▶ [EXERCISE DIRECTIONS]:
Your task is to copy the listing exactly. Drop any pictures from the copy.

# START OF STORED DATA

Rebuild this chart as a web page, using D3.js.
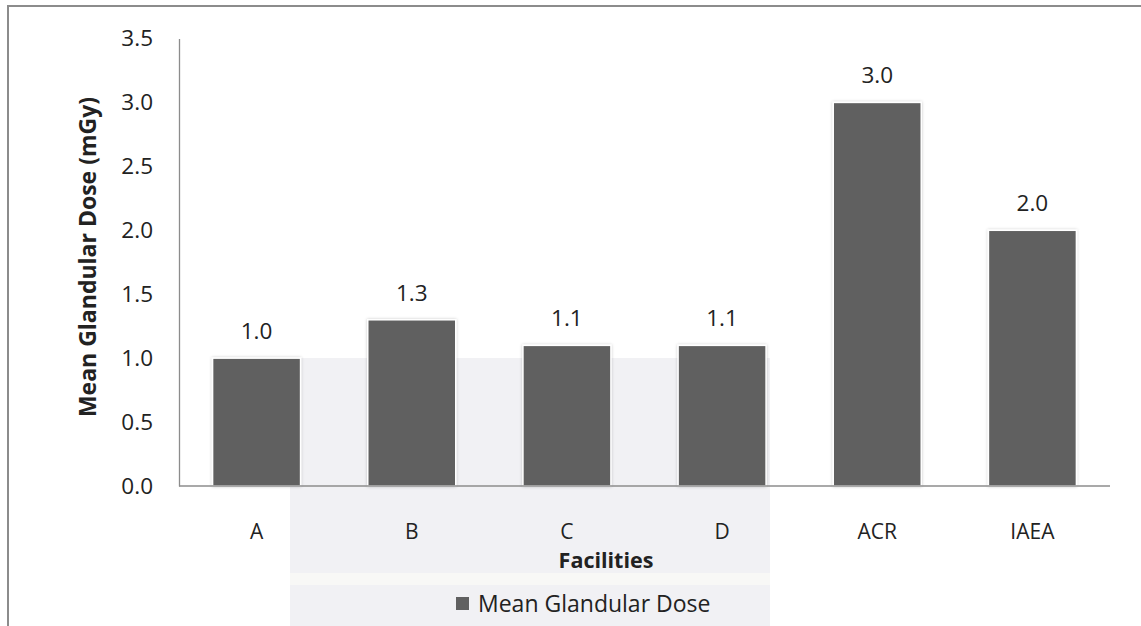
<!DOCTYPE html>
<html>
<head>
<meta charset="utf-8">
<script src="https://cdn.jsdelivr.net/npm/d3@7"></script>
<style>
  html, body { margin: 0; padding: 0; background: #fff; }
  svg { display: block; }
  text { font-family: "Open Sans", "Noto Sans", sans-serif; fill: #222; }
</style>
</head>
<body>
<svg id="chart" width="1141" height="626"></svg>
<script>
const categories = ["A", "B", "C", "D", "ACR", "IAEA"];
const values = [1.0, 1.3, 1.1, 1.1, 3.0, 2.0];
const yTicks = [0.0, 0.5, 1.0, 1.5, 2.0, 2.5, 3.0, 3.5];
const seriesName = "Mean Glandular Dose";
const xTitle = "Facilities";
const yTitle = "Mean Glandular Dose (mGy)";

const W = 1141, H = 626;
const plot = { left: 179, right: 1110, top: 38.5, bottom: 486 };

const svg = d3.select("#chart");

// outer frame (cut off on the right and bottom like the reference)
svg.append("rect").attr("x", 8).attr("y", 6).attr("width", W).attr("height", H)
  .attr("fill", "#fff").attr("stroke", "#8c8c8c").attr("stroke-width", 2);

const x = d3.scaleBand().domain(categories).range([plot.left, plot.right]).paddingInner(0.433).paddingOuter(0.2165);
const y = d3.scaleLinear().domain([0, 3.5]).range([plot.bottom, plot.top]);

// faint watermark panels behind
svg.append("rect").attr("x", 290).attr("y", 358).attr("width", 480).attr("height", H - 358)
  .attr("fill", "#f1f1f4");
svg.append("rect").attr("x", 290).attr("y", 573).attr("width", 480).attr("height", 12)
  .attr("fill", "#f8f8f6");

const defs = svg.append("defs");
const f = defs.append("filter").attr("id", "shadow").attr("x", "-10%").attr("y", "-10%").attr("width", "120%").attr("height", "120%");
f.append("feDropShadow").attr("dx", 0).attr("dy", 0).attr("stdDeviation", 1.6)
  .attr("flood-color", "#000").attr("flood-opacity", 0.22);

// bars
svg.append("g").selectAll("rect").data(values).join("rect")
  .attr("x", (d, i) => x(categories[i]))
  .attr("y", d => y(d))
  .attr("width", x.bandwidth())
  .attr("height", d => y(0) - y(d))
  .attr("fill", "#606060")
  .attr("stroke", "#fff").attr("stroke-width", 1.5)
  .attr("filter", "url(#shadow)");

// axes
const yAxis = d3.axisLeft(y).tickValues(yTicks).tickFormat(d3.format(".1f")).tickSize(0).tickPadding(26);
const gy = svg.append("g").attr("transform", `translate(${plot.left},0)`).call(yAxis);
gy.select(".domain").attr("stroke", "#8c8c8c").attr("stroke-width", 1.3);
gy.selectAll("text").attr("font-size", 22.5).attr("fill", "#222").attr("font-family", '"Open Sans", sans-serif');

const xAxis = d3.axisBottom(x).tickSize(0).tickPadding(38);
const gx = svg.append("g").attr("transform", `translate(0,${plot.bottom})`).call(xAxis);
gx.select(".domain").attr("stroke", "#8c8c8c").attr("stroke-width", 1.3).attr("d", `M${plot.left},0H${plot.right}`);
gx.selectAll("text").attr("font-size", 21).attr("fill", "#222").attr("font-family", '"Open Sans", sans-serif');

// data labels
svg.append("g").selectAll("text").data(values).join("text")
  .attr("x", (d, i) => x(categories[i]) + x.bandwidth() / 2)
  .attr("y", d => y(d) - 19)
  .attr("text-anchor", "middle")
  .attr("font-size", 22.5)
  .text(d => d3.format(".1f")(d));

// axis titles
svg.append("text").attr("x", 606).attr("y", 568).attr("text-anchor", "middle")
  .attr("font-size", 21.5).attr("font-weight", "bold").text(xTitle);
svg.append("text").attr("transform", `translate(96,257) rotate(-90)`)
  .attr("text-anchor", "middle").attr("font-size", 23).attr("font-weight", "bold").text(yTitle);

// legend
const lg = svg.append("g").attr("transform", "translate(456,597)");
lg.append("rect").attr("width", 13).attr("height", 13).attr("fill", "#606060");
lg.append("text").attr("x", 22).attr("y", 15).attr("font-size", 23).text(seriesName);
</script>
</body>
</html>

# END OF STORED DATA

▶ [WRITTEN SOLUTION]:
Rebuild this chart as a web page, using D3.js.
<!DOCTYPE html>
<html>
<head>
<meta charset="utf-8">
<script src="https://cdn.jsdelivr.net/npm/d3@7"></script>
<style>
  html, body { margin: 0; padding: 0; background: #fff; }
  svg { display: block; }
  text { font-family: "Open Sans", "Noto Sans", sans-serif; fill: #222; }
</style>
</head>
<body>
<svg id="chart" width="1141" height="626"></svg>
<script>
const categories = ["A", "B", "C", "D", "ACR", "IAEA"];
const values = [1.0, 1.3, 1.1, 1.1, 3.0, 2.0];
const yTicks = [0.0, 0.5, 1.0, 1.5, 2.0, 2.5, 3.0, 3.5];
const seriesName = "Mean Glandular Dose";
const xTitle = "Facilities";
const yTitle = "Mean Glandular Dose (mGy)";

const W = 1141, H = 626;
const plot = { left: 179, right: 1110, top: 38.5, bottom: 486 };

const svg = d3.select("#chart");

// outer frame (cut off on the right and bottom like the reference)
svg.append("rect").attr("x", 8).attr("y", 6).attr("width", W).attr("height", H)
  .attr("fill", "#fff").attr("stroke", "#8c8c8c").attr("stroke-width", 2);

const x = d3.scaleBand().domain(categories).range([plot.left, plot.right]).paddingInner(0.433).paddingOuter(0.2165);
const y = d3.scaleLinear().domain([0, 3.5]).range([plot.bottom, plot.top]);

// faint watermark panels behind
svg.append("rect").attr("x", 290).attr("y", 358).attr("width", 480).attr("height", H - 358)
  .attr("fill", "#f1f1f4");
svg.append("rect").attr("x", 290).attr("y", 573).attr("width", 480).attr("height", 12)
  .attr("fill", "#f8f8f6");

const defs = svg.append("defs");
const f = defs.append("filter").attr("id", "shadow").attr("x", "-10%").attr("y", "-10%").attr("width", "120%").attr("height", "120%");
f.append("feDropShadow").attr("dx", 0).attr("dy", 0).attr("stdDeviation", 1.6)
  .attr("flood-color", "#000").attr("flood-opacity", 0.22);

// bars
svg.append("g").selectAll("rect").data(values).join("rect")
  .attr("x", (d, i) => x(categories[i]))
  .attr("y", d => y(d))
  .attr("width", x.bandwidth())
  .attr("height", d => y(0) - y(d))
  .attr("fill", "#606060")
  .attr("stroke", "#fff").attr("stroke-width", 1.5)
  .attr("filter", "url(#shadow)");

// axes
const yAxis = d3.axisLeft(y).tickValues(yTicks).tickFormat(d3.format(".1f")).tickSize(0).tickPadding(26);
const gy = svg.append("g").attr("transform", `translate(${plot.left},0)`).call(yAxis);
gy.select(".domain").attr("stroke", "#8c8c8c").attr("stroke-width", 1.3);
gy.selectAll("text").attr("font-size", 22.5).attr("fill", "#222").attr("font-family", '"Open Sans", sans-serif');

const xAxis = d3.axisBottom(x).tickSize(0).tickPadding(38);
const gx = svg.append("g").attr("transform", `translate(0,${plot.bottom})`).call(xAxis);
gx.select(".domain").attr("stroke", "#8c8c8c").attr("stroke-width", 1.3).attr("d", `M${plot.left},0H${plot.right}`);
gx.selectAll("text").attr("font-size", 21).attr("fill", "#222").attr("font-family", '"Open Sans", sans-serif');

// data labels
svg.append("g").selectAll("text").data(values).join("text")
  .attr("x", (d, i) => x(categories[i]) + x.bandwidth() / 2)
  .attr("y", d => y(d) - 19)
  .attr("text-anchor", "middle")
  .attr("font-size", 22.5)
  .text(d => d3.format(".1f")(d));

// axis titles
svg.append("text").attr("x", 606).attr("y", 568).attr("text-anchor", "middle")
  .attr("font-size", 21.5).attr("font-weight", "bold").text(xTitle);
svg.append("text").attr("transform", `translate(96,257) rotate(-90)`)
  .attr("text-anchor", "middle").attr("font-size", 23).attr("font-weight", "bold").text(yTitle);

// legend
const lg = svg.append("g").attr("transform", "translate(456,597)");
lg.append("rect").attr("width", 13).attr("height", 13).attr("fill", "#606060");
lg.append("text").attr("x", 22).attr("y", 15).attr("font-size", 23).text(seriesName);
</script>
</body>
</html>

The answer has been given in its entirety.